Trump tenta sequestrar Cúpula do BRICS em defesa de Bolsonaro
Presidente dos EUA sinaliza uma rejeição às instituições democráticas que investigam e punem atos antidemocráticos
As palavras do presidente Luiz Inácio Lula da Silva, proferidas ao final da Cúpula do BRICS no Rio de Janeiro, reverberaram muito além das fronteiras brasileiras. Ao classificar como “irresponsável” a ameaça de Donald Trump de impor tarifas de 10% a países alinhados ao bloco, Lula respondeu a uma provocação e traçou uma linha clara entre dois projetos de mundo em disputa.
A retórica do império - Trump, em sua rede Truth Social, afirmou que “qualquer país que se aliar às políticas antiamericanas do BRICS será cobrado com uma tarifa adicional de 10%”. A ameaça, típica de sua retórica nacionalista e protecionista, ecoa os tempos da Guerra Fria, quando o alinhamento geopolítico era ditado por sanções e punições.
No exato momento em que o Brasil sedia a mais importante Cúpula do BRICS desde sua fundação, reunindo chefes de Estado de quase 30 países e consolidando uma agenda de cooperação Sul-Sul, Donald Trump — em plena campanha eleitoral nos Estados Unidos — decidiu mirar seus ataques contra o Supremo Tribunal Federal (STF) brasileiro e sair em defesa de Jair Bolsonaro.

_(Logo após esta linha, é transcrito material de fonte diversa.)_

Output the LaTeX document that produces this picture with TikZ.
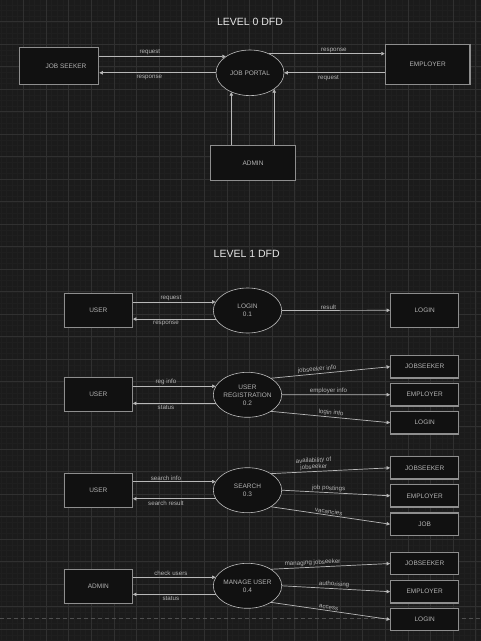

Retaliações - Em uma série de declarações feitas durante um comício e ecoadas nas redes sociais, Trump classificou Bolsonaro como “um grande patriota injustiçado” e insinuou que o STF estaria “perseguindo um homem inocente por motivos políticos”. Mais grave. Em tom ameaçador, o ex-presidente norte-americano sugeriu que os EUA "observariam atentamente" qualquer movimentação contra Bolsonaro e chegaram a insinuar retaliações caso o ex-capitão fosse condenado ou preso em definitivo.
A fala de Trump coincide com os dias mais intensos da Cúpula do BRICS no Rio de Janeiro, onde o presidente Lula conduziu reuniões com foco em uma nova governança global, integração econômica entre os países em desenvolvimento, moedas alternativas ao dólar e transição energética justa. Ao invocar Bolsonaro e atacar o STF, Trump tenta sequestrar o foco midiático da cúpula e realinhar o debate com sua própria agenda eleitoral, reforçando a aliança da extrema-direita internacional
Rejeição às instituições - Ao apoiar um ex-presidente brasileiro que responde por tentativa de golpe, Trump sinaliza não apenas solidariedade política, mas também uma rejeição às instituições democráticas que investigam e punem atos antidemocráticos.
Essa defesa pública reforça a narrativa de perseguição política usada por Bolsonaro e seus aliados, ao mesmo tempo em que tenta deslegitimar o atual governo brasileiro e o sistema judicial do país. No plano internacional, a atitude de Trump busca fortalecer uma frente conservadora que se opõe à ascensão de blocos como o BRICS, visto por ele como ameaça à hegemonia americana.
Mas o mundo de 2025 não é mais o de 1945. A hegemonia americana, embora ainda poderosa, já não é incontestável. A ascensão da China, a resiliência da Rússia, a autonomia crescente da Índia e o protagonismo diplomático do Brasil mostram que a ordem internacional está em transição. E é nesse cenário que o BRICS se consolida como uma alternativa real à dominação unipolar.
Diplomacia da multipolaridade - Ao afirmar que “o mundo mudou” e que “não queremos imperador”, Lula rejeita a ameaça de Trump e reafirma o compromisso do Brasil com uma ordem internacional baseada no multilateralismo, no respeito à soberania e na cooperação entre iguais. É uma visão que se opõe frontalmente à lógica de coerção econômica e imposição ideológica.
Essa postura não é nova na diplomacia brasileira, mas ganha novo fôlego em um momento em que o Sul Global busca mais voz e mais espaço. A ampliação do BRICS, com a entrada de novos países, e o fortalecimento de mecanismos financeiros próprios, como o Novo Banco de Desenvolvimento, são sinais claros de que há um movimento em curso para reequilibrar o poder global.
O que está em jogo - A disputa entre Lula e Trump é, na verdade, um reflexo de uma disputa maior: entre um mundo baseado na imposição e outro baseado na negociação; entre a manutenção de privilégios históricos e a construção de uma nova governança global. O editorial da história não está escrito. Mas os capítulos recentes indicam que a resistência à hegemonia está mais articulada e mais legítima do que nunca.
O Brasil, ao lado do BRICS, tem a oportunidade de liderar esse novo capítulo. Isso exigirá coragem diplomática, consistência estratégica e, sobretudo, a capacidade de não se curvar diante de ameaças, por mais poderosas que sejam suas origens.